To many of Halabja’s residents, having their experiences vindicated in court would be a crucial step in coming to terms with the past. The international validation such a ruling would bring is no meager prize for a population whose safety often relies on the whims of foreign countries. “We need their sympathy to ensure something like this will never happen again,” says Alwan Ali Mahmud, a Halabja resident who was 8 years old when most of her family was killed in the gassing and who now lives with her only surviving sister.

But Halabja’s victims also have more immediate concerns: Without a court ruling, they cannot pursue compensation claims against the Iraqi government nor initiate cases against foreign companies that provided Saddam with chemicals. The village has been particularly hard-hit by government corruption and is in desperate need of this money. The town’s residents—most of whom must pursue costly treatments to deal with the residual affects of the attack—navigate unpaved roads strewn with trash, have spotty access to water and electricity, and many live in ramshackle hovels made of concrete and scrap metal. A recent ceremony marking the anniversary of the gassing ended in an angry mob destroying a lavish monument to the atrocity—a clear message that Halabja’s victims are sick of vapid consolations.

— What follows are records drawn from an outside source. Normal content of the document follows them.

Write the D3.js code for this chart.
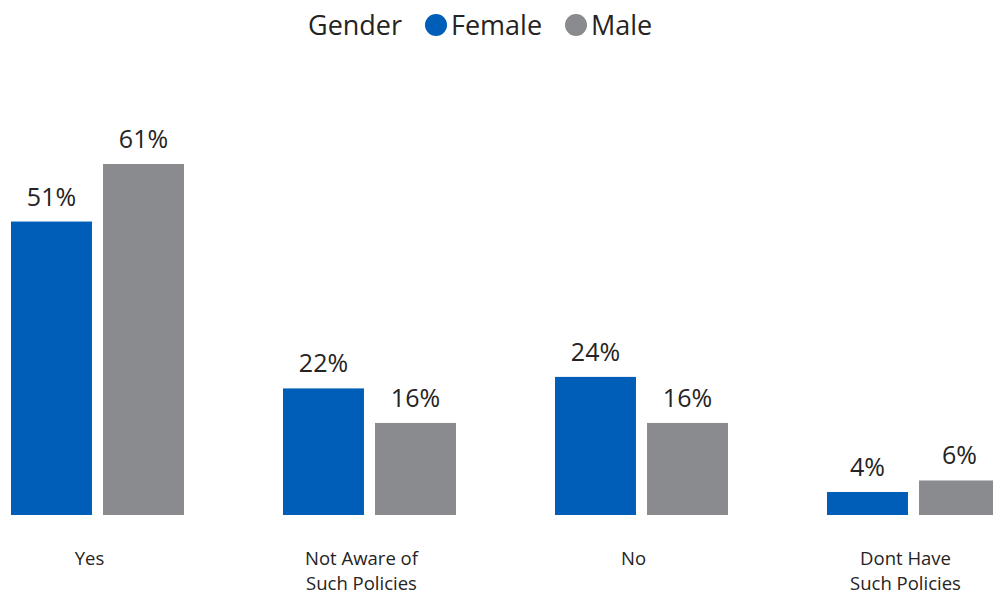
<!doctype html>
<html lang="en">
<head>
<meta charset="utf-8">
<title>Gender chart</title>
<script src="https://cdn.jsdelivr.net/npm/d3@7/dist/d3.min.js"></script>
<style>
  body { margin: 0; background: #fff; }
  svg { display: block; font-family: "Open Sans", "Noto Sans", sans-serif; }
  .val { font-size: 25px; fill: #252423; text-anchor: middle; }
  .cat { font-size: 18.5px; fill: #252423; text-anchor: middle; }
  .leg { font-size: 27px; fill: #252423; }
</style>
</head>
<body>
<div id="viz"></div>
<script>
// DATA
var categories = ["Yes", "Not Aware of|Such Policies", "No", "Dont Have|Such Policies"];
var series = ["Female", "Male"];
var female = [51, 22, 24, 4];
var male = [61, 16, 16, 6];

var colors = { Female: "#005EB8", Male: "#8A8B8F" };

var w = 993, h = 595;
var baseline = 515;

var svg = d3.select("#viz").append("svg")
  .attr("width", w)
  .attr("height", h);

var x0 = d3.scaleBand()
  .domain(categories)
  .range([11, 1000])
  .paddingInner(0.364)
  .paddingOuter(0);

var x1 = d3.scaleBand()
  .domain(series)
  .range([0, x0.bandwidth()])
  .paddingInner(0.12);

var y = d3.scaleLinear()
  .domain([0, 61])
  .range([baseline, 164]);

var rows = categories.map(function(c, i) {
  return { cat: c, values: [
    { key: "Female", v: female[i] },
    { key: "Male", v: male[i] }
  ] };
});

var groups = svg.selectAll("g.grp")
  .data(rows)
  .enter().append("g")
  .attr("class", "grp")
  .attr("transform", function(d) { return "translate(" + x0(d.cat) + ",0)"; });

groups.selectAll("rect")
  .data(function(d) { return d.values; })
  .enter().append("rect")
  .attr("x", function(d) { return x1(d.key); })
  .attr("y", function(d) { return y(d.v); })
  .attr("width", x1.bandwidth())
  .attr("height", function(d) { return baseline - y(d.v); })
  .attr("fill", function(d) { return colors[d.key]; });

groups.selectAll("text.val")
  .data(function(d) { return d.values; })
  .enter().append("text")
  .attr("class", "val")
  .attr("x", function(d) { return x1(d.key) + x1.bandwidth() / 2; })
  .attr("y", function(d) { return y(d.v) - 16; })
  .text(function(d) { return d.v + "%"; });

// category labels (two lines where needed)
var cat = svg.selectAll("text.cat")
  .data(categories)
  .enter().append("text")
  .attr("class", "cat")
  .attr("transform", function(d) { return "translate(" + (x0(d) + x0.bandwidth() / 2 - 8) + ",565)"; });

cat.selectAll("tspan")
  .data(function(d) { return d.split("|"); })
  .enter().append("tspan")
  .attr("x", 0)
  .attr("dy", function(d, i) { return i ? 25 : 0; })
  .text(function(d) { return d; });

// legend
var leg = svg.append("g").attr("transform", "translate(308,35)");
leg.append("text").attr("class", "leg").attr("x", 0).text("Gender");
var items = [{ k: "Female", cx: 436 }, { k: "Male", cx: 576 }];
items.forEach(function(it) {
  leg.append("circle")
    .attr("cx", it.cx - 308)
    .attr("cy", -10)
    .attr("r", 11)
    .attr("fill", colors[it.k]);
  leg.append("text").attr("class", "leg")
    .attr("x", it.cx - 308 + 15)
    .text(it.k);
});
</script>
</body>
</html>
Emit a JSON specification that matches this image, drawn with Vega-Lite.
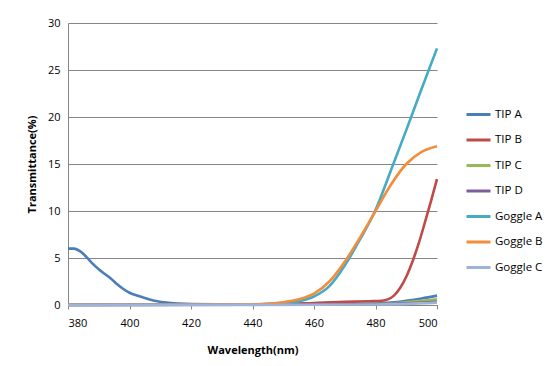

Halabja’s residents feel particularly abandoned by the U.S. government, which frequently points to the gassing to justify the invasion of Iraq. “When Bremmer and Powell came to visit us in 2003, they promised us they would do whatever we needed,” Faraj says. “They talked to us enough to fulfill their responsibility, but afterward they don’t care about us.”

Many of the villagers have their own theories why Iraqi officials have been delaying their case. “Many international companies sold the chemicals used in Halabja to Saddam,” says Arsalam Eskander, a Halabja resident who lost his entire immediate family in the gassing. “Their countries are putting pressure on the Iraqi government to postpone the case so they can’t get involved.”

Others see these trials as yet another tool in Iraq’s convoluted mess of party politics, with politicians maneuvering to get their constituencies on the docket—thus pushing politically insignificant Halabja to the bottom of the list. “It is all about deals between the parties,” Faraj says. “Court decisions should be independent, but obviously they are not so.”

It is unlikely that the Halabja case will be heard any time soon. With more than 10 major cases waiting to be heard, in addition to Halabja, Iraq’s cash-strapped courts may not have the money to endure many more long and intensive trials—this recent trial lasted more than 10 months. The quickly deteriorating situation in Iraq has also shifted most people’s attention from the past to the present. And now that Saddam, Majid, and most of the other prominent war criminals in the Baathist regime are dead or sentenced, the international community’s appetite for retribution may be sated.

For Halabja’s victims, almost two decades of waiting for retribution may be just the beginning. “If we don’t get it now,” Faraj says, “I am sure we will get it on the Day of Judgment.”